The dissenting opinion disagreed with the majority’s interpretation of the Section 316(b) language, and expressed concern about the confusion likely to ensue from having a split between the Second Circuit and the New York Court of Appeals on such an important issue and its likely impact on the corporate debt markets: “The majority strikes at the consistency between the law of this Court and that of the United States Court of Appeals for the Second Circuit with respect to the rules by which disputes related to an indenture of this nature are to be resolved.” The dissent also argued, among other things, that the majority opinion failed to consider the security documents and whether those documents, which were expressly incorporated by reference in the indenture, effectively evidenced the consent of the minority bondholders for the actions taken by the indenture trustee, including the cancellation of the bonds.

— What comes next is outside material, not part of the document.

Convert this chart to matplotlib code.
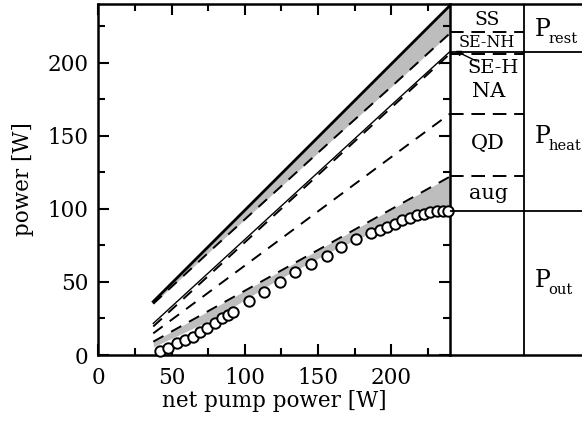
import numpy as np
import matplotlib
matplotlib.use("Agg")
import matplotlib.pyplot as plt
from matplotlib.ticker import MultipleLocator

plt.rcParams['font.family'] = ['DejaVu Serif']

# boundaries of the stacked power budget, read at these pump powers
pump = [37.5, 80, 120, 160, 200, 240]
total = [36.5, 79, 119, 159, 199, 239]          # solid, = pump
ss_low = [35.0, 74.5, 111, 147.5, 183.5, 220]  # below SS (dashed)
senh_low = [21.6, 60.6, 97.4, 134.1, 170.9, 207.5]  # thin solid
na_top = [19.5, 58.6, 95.5, 132.3, 169.2, 206]
qd_top = [14.8, 46.3, 76.0, 105.7, 135.4, 165]
aug_top = [9.1, 32.8, 55.1, 77.4, 99.7, 122]
out_sim = [5.5, 25.5, 50, 71.5, 90, 99.5]

# measured output power (circles)
meas_x = [42.1, 47.7, 53.4, 59.1, 64.8, 69.3, 73.9, 79.6, 84.1, 88.5, 92.2,
          102.9, 112.9, 123.9, 134.5, 145, 156, 165.9, 176.1, 186.4, 192,
          197, 202.3, 207.5, 212.5, 217.5, 222, 226.6, 231, 235.2, 238.5]
meas_y = [2.9, 4.5, 8.0, 10.2, 12.5, 15.9, 18.2, 21.6, 25.0, 27.5, 29.1,
          37.0, 43.2, 50.0, 56.5, 62.5, 68.0, 73.8, 79.0, 83.6, 85.5,
          87.5, 89.8, 92.0, 93.6, 95.4, 96.6, 97.7, 98.4, 98.4, 98.2]

# right-hand bar: level boundaries at max pump power
lvl_ss = 221
lvl_rest = 207.5
lvl_seh = 206
lvl_na = 165
lvl_qd = 122.5
lvl_out = 98.5

gray = '#bdbdbd'
dash = (0, (6, 4.5))

fig = plt.figure(figsize=(5.82, 4.22), dpi=100)
ax = fig.add_axes([98.3 / 582, 67 / 422, 351.7 / 582, 351 / 422])

ax.fill_between(pump, ss_low, total, color=gray, lw=0)
ax.fill_between(pump, out_sim, aug_top, color=gray, lw=0)

ax.plot(pump, total, color='black', lw=2.0)
ax.plot(pump, ss_low, color='black', lw=1.4, ls=dash)
ax.plot(pump, senh_low, color='black', lw=1.0)
ax.plot(pump, na_top, color='black', lw=1.4, ls=dash)
ax.plot(pump, qd_top, color='black', lw=1.4, ls=dash)
ax.plot(pump, aug_top, color='black', lw=1.4, ls=dash)
ax.plot(meas_x, meas_y, 'o', ms=7.5, mfc='white', mec='black', mew=1.4,
        clip_on=False, zorder=5)

ax.set_xlim(0, 240)
ax.set_ylim(0, 240)
ax.xaxis.set_major_locator(MultipleLocator(50))
ax.yaxis.set_major_locator(MultipleLocator(50))
ax.xaxis.set_minor_locator(MultipleLocator(25))
ax.yaxis.set_minor_locator(MultipleLocator(25))
ax.tick_params(which='both', direction='in', top=True, right=True,
               width=1.5, labelsize=15.5)
ax.tick_params(axis='x', which='both', pad=9)
ax.tick_params(axis='y', which='both', pad=7)
ax.tick_params(which='major', length=8)
ax.tick_params(which='minor', length=5)
for s in ax.spines.values():
    s.set_linewidth(1.8)
ax.set_xlabel('net pump power [W]', fontsize=15.5, labelpad=0)
ax.set_ylabel('power [W]', fontsize=15.5, labelpad=10)

# bar with the budget at full pump
ax2 = fig.add_axes([450 / 582, 67 / 422, 132 / 582, 351 / 422])
ax2.set_xlim(0, 1)
ax2.set_ylim(0, 240)
ax2.set_xticks([])
ax2.set_yticks([])
ax2.patch.set_alpha(0)
ax2.spines['right'].set_visible(False)
ax2.spines['left'].set_visible(False)
ax2.spines['top'].set_linewidth(1.8)
ax2.spines['bottom'].set_linewidth(1.8)

xm = 0.56
ax2.axvline(xm, color='black', lw=1.3)
for lv in [lvl_rest, lvl_out]:
    ax2.axhline(lv, color='black', lw=1.3)
for lv in [lvl_ss, lvl_seh, lvl_na, lvl_qd]:
    ax2.plot([0, xm], [lv, lv], color='black', lw=1.4, ls=(0, (7, 4)))

ax2.text(0.28, 229, 'SS', ha='center', va='center', fontsize=13.5)
ax2.text(0.28, 214, 'SE-NH', ha='center', va='center', fontsize=11.5)
ax2.text(0.33, 196.5, 'SE-H', ha='center', va='center', fontsize=14)
ax2.text(0.29, 180, 'NA', ha='center', va='center', fontsize=15)
ax2.text(0.29, 144.5, 'QD', ha='center', va='center', fontsize=15)
ax2.text(0.29, 110.5, 'aug', ha='center', va='center', fontsize=15)
ax2.annotate('', xy=(0.04, 208), xytext=(0.2, 201),
             arrowprops=dict(arrowstyle='-|>', color='black', lw=1.0,
                             mutation_scale=8, shrinkA=0, shrinkB=0))

# P with subscripts as separate texts
for yb, sub in [(218, 'rest'), (145, 'heat'), (46.4, 'out')]:
    ax2.text(0.645, yb, 'P', ha='left', va='baseline', fontsize=17)
    ax2.text(0.745, yb - 4.5, sub, ha='left', va='baseline', fontsize=10.5)

fig.savefig('out.png', dpi=100)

The Second Circuit in Marblegate limited the ability of nonconsenting minority bondholders to block a consensual arrangement between an issuer and majority bondholders. The CNH decision, in contrast, by empowering recalcitrant minority bondholders, will make consensual out of court restructurings more difficult to achieve. More issuers will need to resort to chapter 11 filings and the provisions of the U.S. Bankruptcy Code which override Section 316(b) and prevent a small minority of bondholders from impeding restructuring transactions which have the support of at least 66% of a class of bondholders. The New York Court of Appeals’ determination to distinguish Marblegate may be justifiable based on a technical reading of the language of Section 316(b). As a practical matter, however, the CNH dissent is correct that the difference in outcomes of the two rulings will create uncertainties and complicate the calculations of distressed issuers, bondholders and indenture trustees that are seeking to engage in out of court restructurings.